Out-of-band (OOB) emissions are unwanted emissions immediately outside the necessary bandwidth of an RF transmission, while spurious emissions are all other unwanted emissions farther from the carrier. Every regulatory framework (FCC, ETSI, ITU) specifies limits on both. FCC general spurious emission limits: for intentional radiators, spurious emissions below 1 GHz must not exceed -43 dBm (20 μW). Spurious emissions above 1 GHz must not exceed -46 to -53 dBm depending on the Part. Many specific Parts have additional, tighter requirements. Ensuring compliance requires: (1) Output filtering: low-pass or bandpass filters after the final amplifier to suppress harmonics. Second and third harmonics of the fundamental are typically the strongest spurious emissions, requiring 40-60 dB of filtering. For a 900 MHz transmitter: the second harmonic at 1800 MHz and third harmonic at 2700 MHz must be suppressed to below -43 dBm. If the transmitter output power is +30 dBm (1W), the filter must provide at least 73 dB rejection at the second harmonic. (2) PCB shielding: inadequate shielding allows the PA to radiate harmonics directly from the PCB, bypassing output filters. A metal can over the PA section provides 30-50 dB of additional isolation. (3) Power supply decoupling: switching regulator harmonics can couple into the RF chain, creating spurious emissions at frequencies unrelated to the RF carrier. (4) LO leakage: in superheterodyne transmitters, LO feedthrough creates spurious outputs at the LO frequency.
Category: RF Safety and Regulatory
Updated: April 2026
Product Tie-In: Test Equipment, Filters

Out-of-Band Emission Control

Out-of-band emissions are the most common reason for regulatory compliance failures. Even carefully designed RF systems can fail emissions tests due to overlooked harmonic paths, insufficient filtering, or PCB coupling. A systematic approach to emissions control during design prevents expensive re-spins after testing failures.

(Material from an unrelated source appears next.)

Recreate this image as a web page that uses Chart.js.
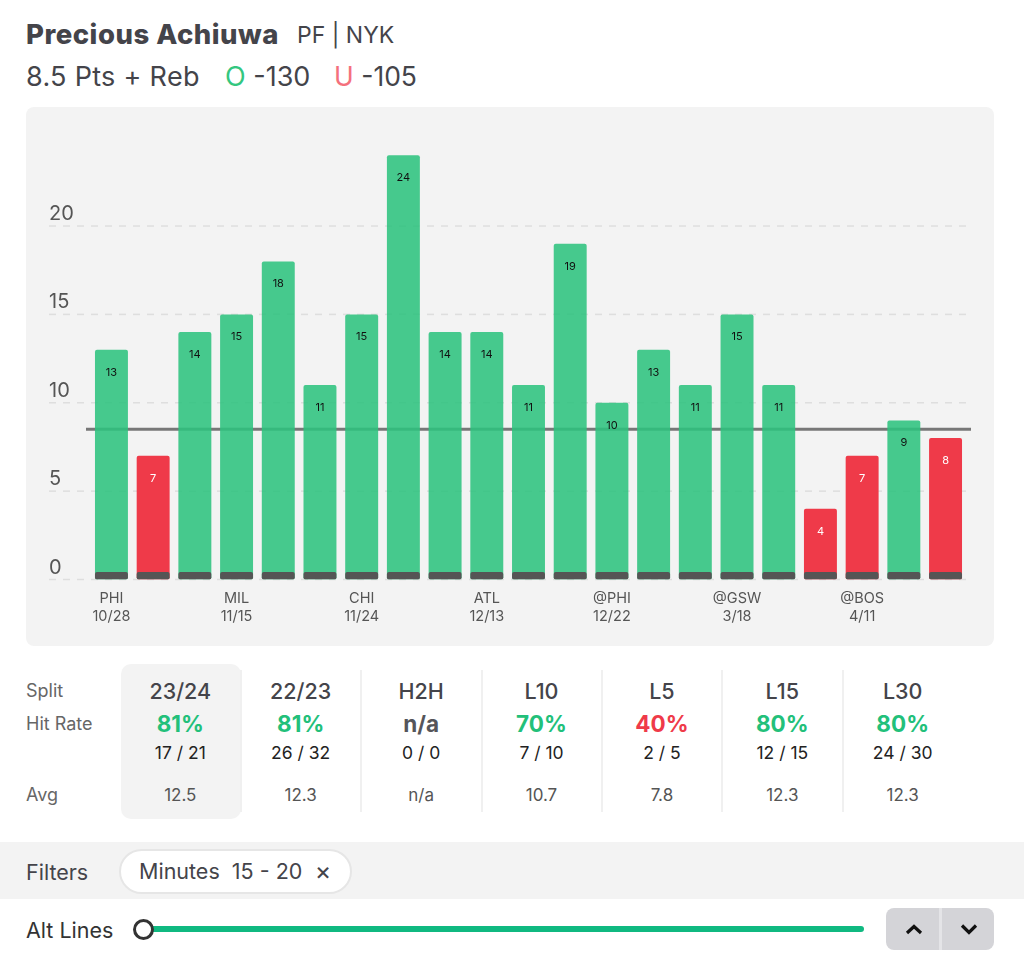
<!DOCTYPE html>
<html>
<head>
<meta charset="utf-8">
<script src="https://cdn.jsdelivr.net/npm/chart.js@4"></script>
<style>
  html, body { margin: 0; padding: 0; background: #fff; }
  body { position: relative; width: 1024px; height: 957px; overflow: hidden; font-family: Inter, sans-serif; color: #44444a; }
  .txt { position: absolute; white-space: pre; line-height: 1; transform: translateY(-50%); }
  .ctr { transform: translate(-50%, -50%); }
  .box { position: absolute; box-sizing: border-box; }
  #panel { left: 26px; top: 107px; width: 968px; height: 539px; background: #f3f3f3; border-radius: 8px; }
  #chartWrap { position: absolute; left: 0; top: 0; width: 968px; height: 539px; }
</style>
</head>
<body>
<div class="txt" style="left:26px;top:34.5px;font-size:27.5px;font-weight:800;letter-spacing:0.5px;">Precious Achiuwa</div>
<div class="txt" style="left:297px;top:35px;font-size:23px;">PF | NYK</div>
<div class="txt" style="left:26px;top:76px;font-size:27px;letter-spacing:0.3px;">8.5 Pts + Reb</div>
<div class="txt" style="left:225px;top:76px;font-size:27px;"><span style="color:#34c77f">O</span> -130</div>
<div class="txt" style="left:334px;top:76px;font-size:26.5px;"><span style="color:#f4707c">U</span> -105</div>

<div class="box" id="panel">
  <div id="chartWrap"><canvas id="propChart"></canvas></div>
</div>

<div class="box" style="left:121px;top:664px;width:120px;height:155px;background:#f3f3f3;border-radius:10px;"></div>
<div class="txt" style="left:26px;top:691px;font-size:18px;color:#666;">Split</div>
<div class="txt" style="left:26px;top:724px;font-size:18px;color:#666;">Hit Rate</div>
<div class="txt" style="left:26px;top:795px;font-size:18px;color:#666;">Avg</div>
<div id="splits"></div>

<div class="box" style="left:0;top:842px;width:1024px;height:57px;background:#f3f3f3;"></div>
<div class="txt" style="left:26px;top:873px;font-size:21.5px;">Filters</div>
<div class="box" style="left:119px;top:849px;width:233px;height:45px;background:#fff;border:2px solid #e6e6e6;border-radius:23px;"></div>
<div class="txt" style="left:139px;top:872px;font-size:21.5px;">Minutes  15 - 20</div>
<div class="txt ctr" style="left:323px;top:871px;font-size:25px;">×</div>

<div class="txt" style="left:26px;top:931px;font-size:21.5px;color:#333;">Alt Lines</div>
<div class="box" style="left:150px;top:926px;width:714px;height:6px;background:#10b981;border-radius:3px;"></div>
<div class="box" style="left:133px;top:919px;width:21px;height:21px;background:#fff;border:3.5px solid #333;border-radius:50%;"></div>
<div class="box" style="left:886px;top:908px;width:108px;height:42px;background:#d4d4d8;border-radius:8px;"></div>
<div class="box" style="left:939px;top:908px;width:3px;height:42px;background:#e4e4e7;"></div>
<svg class="box" style="left:886px;top:908px;" width="108" height="42" fill="none" stroke="#111" stroke-width="3.2">
  <path d="M21 25 L28 18.5 L35 25"/>
  <path d="M76 17.5 L83 24.5 L90 17.5"/>
</svg>

<script>
const categories = [
  ['PHI', '10/28'], '', '', ['MIL', '11/15'], '', '', ['CHI', '11/24'], '', '', ['ATL', '12/13'], '', '',
  ['@PHI', '12/22'], '', '', ['@GSW', '3/18'], '', '', ['@BOS', '4/11'], '', ''
];
const gameValues = [13, 7, 14, 15, 18, 11, 15, 24, 14, 14, 11, 19, 10, 13, 11, 15, 11, 4, 7, 9, 8];
const minuteBase = [0.42, 0.42, 0.42, 0.42, 0.42, 0.42, 0.42, 0.42, 0.42, 0.42, 0.42, 0.42, 0.42, 0.42, 0.42, 0.42, 0.42, 0.42, 0.42, 0.42, 0.42];
const propLine = 8.5;
const yTicks = [0, 5, 10, 15, 20];

const splitNames = ['23/24', '22/23', 'H2H', 'L10', 'L5', 'L15', 'L30'];
const splitRates = ['81%', '81%', 'n/a', '70%', '40%', '80%', '80%'];
const splitCounts = ['17 / 21', '26 / 32', '0 / 0', '7 / 10', '2 / 5', '12 / 15', '24 / 30'];
const splitAvgs = ['12.5', '12.3', 'n/a', '10.7', '7.8', '12.3', '12.3'];

const GREEN = 'rgba(45, 195, 126, 0.88)';
const RED = 'rgb(239, 58, 73)';

// stats table under the chart
const splitsEl = document.getElementById('splits');
function addText(x, y, size, weight, color, text) {
  const el = document.createElement('div');
  el.className = 'txt ctr';
  el.style.cssText = `left:${x}px;top:${y}px;font-size:${size}px;font-weight:${weight};color:${color};`;
  el.textContent = text;
  splitsEl.appendChild(el);
}
splitNames.forEach((name, i) => {
  const x = 180.3 + i * 120.4;
  const rate = splitRates[i];
  let rateColor = '#55555a';
  if (rate !== 'n/a') rateColor = parseInt(rate) >= 50 ? '#22c07a' : '#ef3a49';
  addText(x, 692, 21.5, 500, '#44444a', name);
  addText(x, 724, 22.5, 700, rateColor, rate);
  addText(x, 753, 17.5, 400, '#222', splitCounts[i]);
  addText(x, 795, 17, 400, '#555', splitAvgs[i]);
  if (i < splitNames.length - 1) {
    const div = document.createElement('div');
    div.className = 'box';
    div.style.cssText = `left:${x + 59.5}px;top:670px;width:2px;height:142px;background:#f0f0f0;`;
    splitsEl.appendChild(div);
  }
});

// dashed grid and the prop line go under the translucent bars
const underlayPlugin = {
  id: 'underlay',
  beforeDatasetsDraw(chart) {
    const { ctx, scales: { y } } = chart;
    const left = 23;
    const right = 945;
    ctx.save();
    ctx.strokeStyle = '#dedede';
    ctx.lineWidth = 1.5;
    ctx.setLineDash([7, 7]);
    yTicks.forEach(t => {
      const py = y.getPixelForValue(t);
      ctx.beginPath();
      ctx.moveTo(left, py);
      ctx.lineTo(right, py);
      ctx.stroke();
    });
    ctx.setLineDash([]);
    ctx.strokeStyle = '#777';
    ctx.lineWidth = 3;
    const lineY = y.getPixelForValue(propLine);
    ctx.beginPath();
    ctx.moveTo(60, lineY);
    ctx.lineTo(right, lineY);
    ctx.stroke();
    ctx.restore();
  }
};

// value inside each bar, just under its top
const valueLabelPlugin = {
  id: 'valueLabels',
  afterDatasetsDraw(chart) {
    const { ctx } = chart;
    const bars = chart.getDatasetMeta(0).data;
    ctx.save();
    ctx.font = '11px Inter, sans-serif';
    ctx.textAlign = 'center';
    ctx.textBaseline = 'middle';
    bars.forEach((bar, i) => {
      ctx.fillStyle = gameValues[i] > propLine ? '#111' : '#fff';
      ctx.fillText(gameValues[i], bar.x, bar.y + 22.5);
    });
    ctx.restore();
  }
};

new Chart(document.getElementById('propChart').getContext('2d'), {
  type: 'bar',
  data: {
    labels: categories,
    datasets: [
      {
        data: gameValues,
        backgroundColor: gameValues.map(v => (v > propLine ? GREEN : RED)),
        borderRadius: 2,
        borderSkipped: false,
        order: 2
      },
      {
        data: minuteBase,
        backgroundColor: '#555555',
        borderRadius: 2,
        borderSkipped: false,
        order: 1
      }
    ]
  },
  options: {
    responsive: true,
    maintainAspectRatio: false,
    animation: false,
    grouped: false,
    categoryPercentage: 0.79,
    barPercentage: 1,
    layout: { padding: { left: 23, right: 27.6, top: 39.5, bottom: 0 } },
    plugins: {
      legend: { display: false },
      tooltip: { enabled: false }
    },
    scales: {
      x: {
        grid: { display: false },
        border: { display: false },
        afterFit: scale => { scale.height = 66.5; },
        ticks: {
          autoSkip: false,
          maxRotation: 0,
          minRotation: 0,
          padding: 2,
          color: '#555',
          font: { family: 'Inter, sans-serif', size: 14.5, lineHeight: 1.27 }
        }
      },
      y: {
        min: 0,
        max: 24.5,
        grid: { display: false },
        border: { display: false },
        afterFit: scale => { scale.width = 41.6; },
        ticks: {
          stepSize: 5,
          includeBounds: false,
          crossAlign: 'far',
          labelOffset: -12,
          color: '#555',
          font: { family: 'Inter, sans-serif', size: 20 }
        }
      }
    }
  },
  plugins: [underlayPlugin, valueLabelPlugin]
});
</script>
</body>
</html>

  • Performance verification: confirm specifications against the application requirements before finalizing the design
  • Environmental factors: temperature range, humidity, and vibration affect long-term reliability and parameter drift
  • Cost vs. performance: evaluate whether the application demands premium components or standard commercial grades
Common Questions

Frequently Asked Questions

What are the most common regulatory OOB limits?

FCC Part 15.209 (general): field strength limits of 200 μV/m at 3m (30-88 MHz), 500 μV/m at 3m (88-216 MHz), 700 μV/m at 3m (216-960 MHz), 500 μV/m at 3m (above 960 MHz). FCC Part 15.247 (ISM band devices): spurious below 1 GHz ≤ -43 dBm, above 1 GHz ≤ -53 dBm. Part 90 (land mobile): -26 dBm in any 100 kHz between 30-1000 MHz or -13 dBm/MHz above 1 GHz for transmitter power ≤1W. ITU-R SM.329: 43 + 10×log(P_W) dBc (relative attenuation below carrier) for transmitter power P in watts, generally -43 dBm for P ≤ 50 mW. Always check the specific Part and subpart for your device category.

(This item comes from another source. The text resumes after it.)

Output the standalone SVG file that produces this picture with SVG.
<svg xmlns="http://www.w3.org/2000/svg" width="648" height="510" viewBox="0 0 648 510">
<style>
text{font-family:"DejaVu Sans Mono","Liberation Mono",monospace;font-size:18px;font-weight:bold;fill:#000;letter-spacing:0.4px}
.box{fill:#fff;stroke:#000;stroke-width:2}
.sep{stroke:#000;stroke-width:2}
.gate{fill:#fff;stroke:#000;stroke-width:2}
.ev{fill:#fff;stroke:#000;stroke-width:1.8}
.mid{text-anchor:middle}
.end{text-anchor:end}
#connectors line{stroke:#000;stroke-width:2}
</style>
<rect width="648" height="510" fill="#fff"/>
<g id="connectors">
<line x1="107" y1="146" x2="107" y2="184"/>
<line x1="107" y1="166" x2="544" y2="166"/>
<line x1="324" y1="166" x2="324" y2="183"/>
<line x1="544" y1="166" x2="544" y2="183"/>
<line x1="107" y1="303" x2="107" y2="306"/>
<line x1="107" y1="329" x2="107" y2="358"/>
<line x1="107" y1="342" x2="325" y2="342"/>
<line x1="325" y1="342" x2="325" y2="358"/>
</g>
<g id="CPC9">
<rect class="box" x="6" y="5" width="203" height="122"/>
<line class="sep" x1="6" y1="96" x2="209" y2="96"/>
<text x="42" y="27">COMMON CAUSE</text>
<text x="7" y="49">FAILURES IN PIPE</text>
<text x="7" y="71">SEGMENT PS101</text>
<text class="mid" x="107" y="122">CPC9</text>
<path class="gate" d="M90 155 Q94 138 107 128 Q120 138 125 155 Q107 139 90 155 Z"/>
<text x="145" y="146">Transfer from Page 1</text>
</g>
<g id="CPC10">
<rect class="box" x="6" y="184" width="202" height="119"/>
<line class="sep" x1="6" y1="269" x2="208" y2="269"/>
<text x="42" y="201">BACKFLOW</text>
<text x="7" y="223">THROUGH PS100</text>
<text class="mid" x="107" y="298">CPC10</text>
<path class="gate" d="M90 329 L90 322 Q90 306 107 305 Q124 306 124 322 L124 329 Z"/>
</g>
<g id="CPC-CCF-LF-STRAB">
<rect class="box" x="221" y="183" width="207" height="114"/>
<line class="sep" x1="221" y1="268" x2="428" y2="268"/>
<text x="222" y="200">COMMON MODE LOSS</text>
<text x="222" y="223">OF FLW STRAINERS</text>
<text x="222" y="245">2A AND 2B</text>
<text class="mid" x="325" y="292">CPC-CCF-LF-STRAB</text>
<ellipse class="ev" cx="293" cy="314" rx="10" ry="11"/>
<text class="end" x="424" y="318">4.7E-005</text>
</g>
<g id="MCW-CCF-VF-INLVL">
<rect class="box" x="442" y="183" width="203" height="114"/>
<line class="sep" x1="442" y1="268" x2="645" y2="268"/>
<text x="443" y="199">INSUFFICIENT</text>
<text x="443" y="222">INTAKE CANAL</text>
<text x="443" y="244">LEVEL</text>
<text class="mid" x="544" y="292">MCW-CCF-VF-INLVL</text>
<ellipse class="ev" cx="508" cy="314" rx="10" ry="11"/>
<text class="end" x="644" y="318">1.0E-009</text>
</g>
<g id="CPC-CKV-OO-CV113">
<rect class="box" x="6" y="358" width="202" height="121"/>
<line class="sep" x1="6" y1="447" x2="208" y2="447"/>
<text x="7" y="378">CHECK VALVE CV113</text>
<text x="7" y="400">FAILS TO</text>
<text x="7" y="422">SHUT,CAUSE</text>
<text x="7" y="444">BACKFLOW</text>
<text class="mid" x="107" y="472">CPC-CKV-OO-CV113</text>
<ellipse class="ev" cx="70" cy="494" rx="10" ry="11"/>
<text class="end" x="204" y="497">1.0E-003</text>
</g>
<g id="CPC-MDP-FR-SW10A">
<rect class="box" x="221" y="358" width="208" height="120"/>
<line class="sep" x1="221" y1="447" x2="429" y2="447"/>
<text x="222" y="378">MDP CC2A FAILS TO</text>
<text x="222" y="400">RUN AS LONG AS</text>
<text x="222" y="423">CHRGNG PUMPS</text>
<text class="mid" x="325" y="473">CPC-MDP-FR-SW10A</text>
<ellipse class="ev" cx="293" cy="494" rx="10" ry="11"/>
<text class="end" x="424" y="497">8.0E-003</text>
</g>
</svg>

How do I filter harmonics in a transmitter?

Design approach: (1) Calculate filter rejection needed: filter_rejection(dB) = harmonic_level(dBm) - limit(dBm). Example: second harmonic at -25 dBc, carrier at +27 dBm, harmonic absolute level = +2 dBm. Limit = -43 dBm. Needed rejection = 2 - (-43) = 45 dB at the second harmonic frequency. (2) Select filter topology: 5th-order Chebyshev LPF provides ~50 dB at 2× cutoff. 7th-order provides ~70 dB. Elliptic filter with transmission zeros at the harmonic frequencies provides maximum rejection with minimum order. (3) Implement: below 3 GHz, lumped LC filters using SMD capacitors and inductors. Above 3 GHz, microstrip coupled lines, stubs, or commercial ceramic filters. (4) Verify: measure filter S21 up to 10× the fundamental frequency to ensure all harmonics are adequately suppressed.

Can software-defined modulation affect OOB emissions?

Yes significantly. Digital modulation schemes with sharp spectral rolloff (OFDM with windowing) produce less OOB emission than schemes with wide spectral tails (unfiltered FSK). The spectral mask of the modulation is the first layer of OOB control. Transmitter digital pre-distortion (DPD) linearizes the PA, reducing spectral regrowth (intermodulation distortion near the carrier edges) by 15-25 dB. Crest factor reduction (CFR) reduces signal peaks that drive the PA into compression. Modern cellular base stations (5G NR) use CFR + DPD to meet extremely tight 3GPP spectral emission masks (-25 to -45 dBc adjacent channel leakage) without excessive power back-off. For custom RF systems, implementing basic DPD can reduce the filtering burden significantly.